HELD THAT:- It is observed that the applicant had not filed the prescribed ST-3 returns consequent to obtaining registration with the Service Tax Department. The returns for the entire disputed period were filed only on 14th March, 2013, after investigations regarding alleged tax evasion had started. Filing of such [late] tax returns cannot be termed, as filing ‘in the prescribed manner’ under Section 32E, in terms of various judgements/orders
The payment of late fee for belated filing of Service Tax returns, even though prescribed under Section 70 of the Finance Act read with Rule 7C of the Service Tax Rules, 1994, it does not alter the basic character of the tax return filed i.e. late tax return.
It is only that the penal liability initiated under Section, abates in … an event. The ST-3 returns filed late, therefore, do not fulfill the basic condition under Section 32E(1) of the Central Excise Act, 1944, that the applicant has filed returns in the prescribed manner.

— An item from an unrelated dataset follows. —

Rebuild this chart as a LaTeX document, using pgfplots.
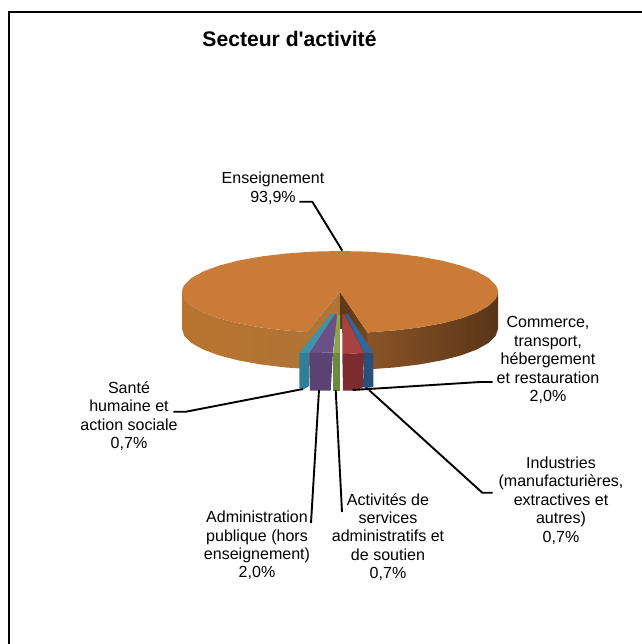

The application filed by the applicant is, therefore, liable to be rejected.
In view of the majority decision of the Member, Shri A.K. Prasad and the Vice-Chairman, Shri Vineet Kumar, holding that the present application filed by M/s. A.G. Technologies Pvt. Ltd. is not admissible under Section 32E of the Central Excise Act, 1944, as made applicable to Service Tax, the same is rejected.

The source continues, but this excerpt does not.